As the financial year 2024-25 ends on March 31, 2025, taxpayers should pay attention to last-minute tax-saving options. Section 80C of the Income Tax Act can reduce gross income by up to ₹1.5 lakh. This applies to individuals and Hindu Undivided Families (HUF), including both residents and non-residents. Investments in specific tax-saving instruments can help achieve this deduction. Options include National Savings Certificates (NSC), Public Provident Fund (PPF), life insurance premiums, tax-saving Fixed Deposits (FDs), home loan repayments, and equity-linked savings schemes (ELSS).

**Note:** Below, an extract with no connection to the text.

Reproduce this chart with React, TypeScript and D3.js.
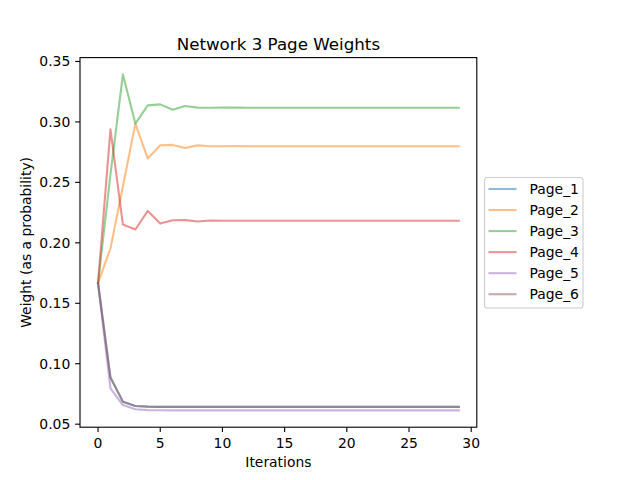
import React from "react";
import * as d3 from "d3";

const iterations: number[] = Array.from({ length: 30 }, (_, i) => i);

const page1: number[] = [0.1667, 0.0886, 0.0685, 0.0650, 0.0645, 0.0643, 0.0643, 0.0643, 0.0643, 0.0643, 0.0643, 0.0643, 0.0643, 0.0643, 0.0643, 0.0643, 0.0643, 0.0643, 0.0643, 0.0643, 0.0643, 0.0643, 0.0643, 0.0643, 0.0643, 0.0643, 0.0643, 0.0643, 0.0643, 0.0643];
const page2: number[] = [0.1667, 0.1955, 0.2468, 0.2986, 0.2697, 0.2807, 0.2810, 0.2784, 0.2806, 0.2799, 0.2799, 0.2800, 0.2799, 0.2799, 0.2799, 0.2799, 0.2799, 0.2799, 0.2799, 0.2799, 0.2799, 0.2799, 0.2799, 0.2799, 0.2799, 0.2799, 0.2799, 0.2799, 0.2799, 0.2799];
const page3: number[] = [0.1667, 0.2569, 0.3393, 0.2986, 0.3137, 0.3145, 0.3100, 0.3131, 0.3118, 0.3117, 0.3119, 0.3118, 0.3117, 0.3117, 0.3117, 0.3117, 0.3117, 0.3117, 0.3117, 0.3117, 0.3117, 0.3117, 0.3117, 0.3117, 0.3117, 0.3117, 0.3117, 0.3117, 0.3117, 0.3117];
const page4: number[] = [0.1667, 0.2939, 0.2151, 0.2110, 0.2264, 0.2159, 0.2187, 0.2188, 0.2177, 0.2184, 0.2182, 0.2183, 0.2183, 0.2183, 0.2183, 0.2183, 0.2183, 0.2183, 0.2183, 0.2183, 0.2183, 0.2183, 0.2183, 0.2183, 0.2183, 0.2183, 0.2183, 0.2183, 0.2183, 0.2183];
const page5: number[] = [0.1667, 0.0796, 0.0658, 0.0623, 0.0616, 0.0615, 0.0614, 0.0614, 0.0614, 0.0614, 0.0614, 0.0614, 0.0614, 0.0614, 0.0614, 0.0614, 0.0614, 0.0614, 0.0614, 0.0614, 0.0614, 0.0614, 0.0614, 0.0614, 0.0614, 0.0614, 0.0614, 0.0614, 0.0614, 0.0614];
const page6: number[] = [0.1667, 0.0886, 0.0685, 0.0650, 0.0645, 0.0643, 0.0643, 0.0643, 0.0643, 0.0643, 0.0643, 0.0643, 0.0643, 0.0643, 0.0643, 0.0643, 0.0643, 0.0643, 0.0643, 0.0643, 0.0643, 0.0643, 0.0643, 0.0643, 0.0643, 0.0643, 0.0643, 0.0643, 0.0643, 0.0643];

const seriesNames: string[] = ["Page_1", "Page_2", "Page_3", "Page_4", "Page_5", "Page_6"];
const seriesValues: number[][] = [page1, page2, page3, page4, page5, page6];
const seriesColors: string[] = ["#1f77b4", "#ff7f0e", "#2ca02c", "#d62728", "#9467bd", "#8c564b"];

const xTicks: number[] = [0, 5, 10, 15, 20, 25, 30];
const yTicks: number[] = [0.05, 0.10, 0.15, 0.20, 0.25, 0.30, 0.35];

const title = "Network 3 Page Weights";
const xLabel = "Iterations";
const yLabel = "Weight (as a probability)";

export default function App() {
  const W = 640, H = 480;
  const left = 80, right = 476.8, top = 57.6, bottom = 427.2;
  const font = "DejaVu Sans, sans-serif";

  const allVals = seriesValues.flat();
  const yMin = d3.min(allVals)!;
  const yMax = d3.max(allVals)!;
  const yPad = (yMax - yMin) * 0.05;
  const xPad = 29 * 0.05;

  const x = d3.scaleLinear().domain([0 - xPad, 29 + xPad]).range([left, right]);
  const y = d3.scaleLinear().domain([yMin - yPad, yMax + yPad]).range([bottom, top]);

  const line = d3
    .line<number>()
    .x((_, i) => x(iterations[i]))
    .y((d) => y(d));

  const tickLen = 4.86;
  const legX = 484.5, legY = 177.5, legW = 98.5, legH = 130.5;

  return (
    <div style={{ position: "fixed", left: 0, top: 0 }}>
      <svg width={W} height={H} style={{ display: "block", background: "#fff" }} fontFamily={font}>
        <rect x={0} y={0} width={W} height={H} fill="#fff" />
        {seriesValues.map((vals, k) => (
          <path
            key={k}
            d={line(vals) || ""}
            fill="none"
            stroke={seriesColors[k]}
            strokeOpacity={0.5}
            strokeWidth={2.08}
            strokeLinejoin="round"
            strokeLinecap="square"
          />
        ))}
        {/* spines */}
        <rect x={left} y={top} width={right - left} height={bottom - top} fill="none" stroke="#000" strokeWidth={1.1} />
        {/* x ticks */}
        {xTicks.map((t) => (
          <g key={t}>
            <line x1={x(t)} x2={x(t)} y1={bottom} y2={bottom + tickLen} stroke="#000" strokeWidth={1.1} />
            <text x={x(t)} y={bottom + 20.5} textAnchor="middle" fontSize={13.9} fill="#000">
              {t}
            </text>
          </g>
        ))}
        {/* y ticks */}
        {yTicks.map((t) => (
          <g key={t}>
            <line x1={left - tickLen} x2={left} y1={y(t)} y2={y(t)} stroke="#000" strokeWidth={1.1} />
            <text x={left - 9.7} y={y(t) + 5} textAnchor="end" fontSize={13.9} fill="#000">
              {t.toFixed(2)}
            </text>
          </g>
        ))}
        <text x={(left + right) / 2} y={467} textAnchor="middle" fontSize={13.9} fill="#000">
          {xLabel}
        </text>
        <text
          transform={`translate(31,${(top + bottom) / 2}) rotate(-90)`}
          textAnchor="middle"
          fontSize={13.9}
          fill="#000"
        >
          {yLabel}
        </text>
        <text x={(left + right) / 2} y={49.5} textAnchor="middle" fontSize={16.7} fill="#000">
          {title}
        </text>
        {/* legend */}
        <rect x={legX} y={legY} width={legW} height={legH} rx={2.8} fill="#fff" fillOpacity={0.8} stroke="#ccc" strokeWidth={1.1} />
        {seriesNames.map((name, k) => {
          const cy = 189 + k * 21.05;
          return (
            <g key={name}>
              <line x1={488.5} x2={516.5} y1={cy} y2={cy} stroke={seriesColors[k]} strokeOpacity={0.5} strokeWidth={2.08} />
              <text x={529.5} y={cy + 5} fontSize={13.9} fill="#000">
                {name}
              </text>
            </g>
          );
        })}
      </svg>
    </div>
  );
}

Several categories of investments fall under Section 80C. The Provident Fund and Superannuation Fund offer benefits like partial withdrawals and loans. Pension Plans require a minimum investment period of three years to qualify for tax benefits. Equity Linked Savings Schemes (ELSS) allow for tax deductions but come with a three-year lock-in period and involve market risk. Other options include investing in a 5-year Tax Saver Fixed Deposit from scheduled banks or post offices. Senior Citizens Saving Scheme (SCSS) and the Sukanya Samriddhi Yojana are also eligible for tax deductions. Life insurance premiums for self, spouse, children, or HUF members can qualify as well. Unit-Linked Insurance Plans (ULIPs) have specific conditions for tax deductions, including limits on premium payments. Additionally, taxpayers can claim deductions for certain expenses. Children’s tuition fees for up to two children may qualify, as well as the principal repayment of housing loans, which can also include stamp duty and registration costs.